What I appreciate so much about the MSEd program is its careful balance between theory and practice.  I love that I have sound philosophical, sociological, and psychological reasons for why I make pedagogical decisions, as well as the tools and resources to ensure I am keeping abreast of new developments in the field of education. I learned throughout the program to ground my practice in research about instructional and planning strategies that work. I was empowered in the MSEd program to not only rely on external research but also on research I conduct in my own classroom and school.  

What brought you to teaching?

I was most inspired by my Butler University undergraduate English professor Dr. Marshall Gregory.  His courses were some of the most challenging courses of my academic career, and I felt my mind expanding each time I was in his presence.  The thing I most appreciated about him, though, was his continual focus on the art of teaching.  In his philosophy of teaching, he wrote, "[Teachers] must know within themselves where to find, and how to activate, for example, that sensitivity which lets them know when a student is in trouble, that kindness which allows them to be supportive and not just critical, that generosity that shows them how to temper justice with mercy, that honesty which invites them to admit their own limitations, that courage always to insist on making students do their best work, and that empathy that lets them see in the students before them the young persons they once were as students themselves."  He has since passed away, but his spirit will stay with me for the rest of my life. 

What are your goals for the future as an educator?

My new leadership role as the school's Curriculum and Instruction Support Coach has solidified my interest in curriculum design and the ways in which we ensure that each and every student is engaged in his or her learning.  I plan on going back to school to receive a PhD in Curriculum and Instruction; where that will eventually lead me I do not know, but I am always invigorated by learning more and more as I progress in my career.

When you aren't teaching, how do you like to spend your free time?

I enjoy reading, trying new restaurants, and entertaining my friends and family. 

Is there an issue in education today that you are particularly passionate about?
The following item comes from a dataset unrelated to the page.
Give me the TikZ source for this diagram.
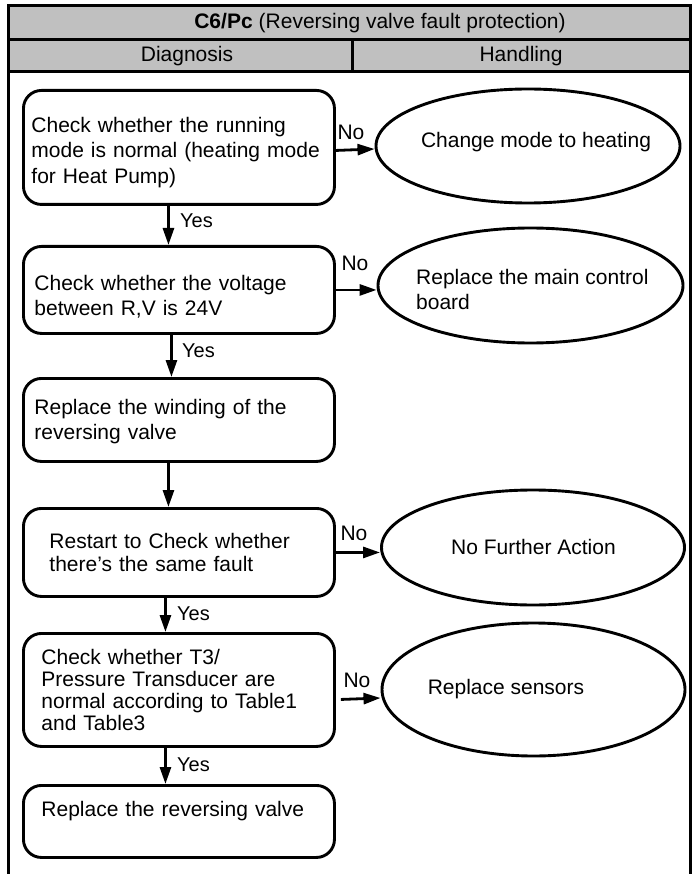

Why?

I am particularly passionate about the lack of equity in terms of opportunities afforded to low-income and minority students.  With the help of my English department, I raised $9000 so that our students could receive novels this year.  It is unjust that my school has to fight for resources that students just a few miles away in other parts of our city are guaranteed.  I plan on focusing my future professional learning on how to affect systemic change through legislative education advocacy.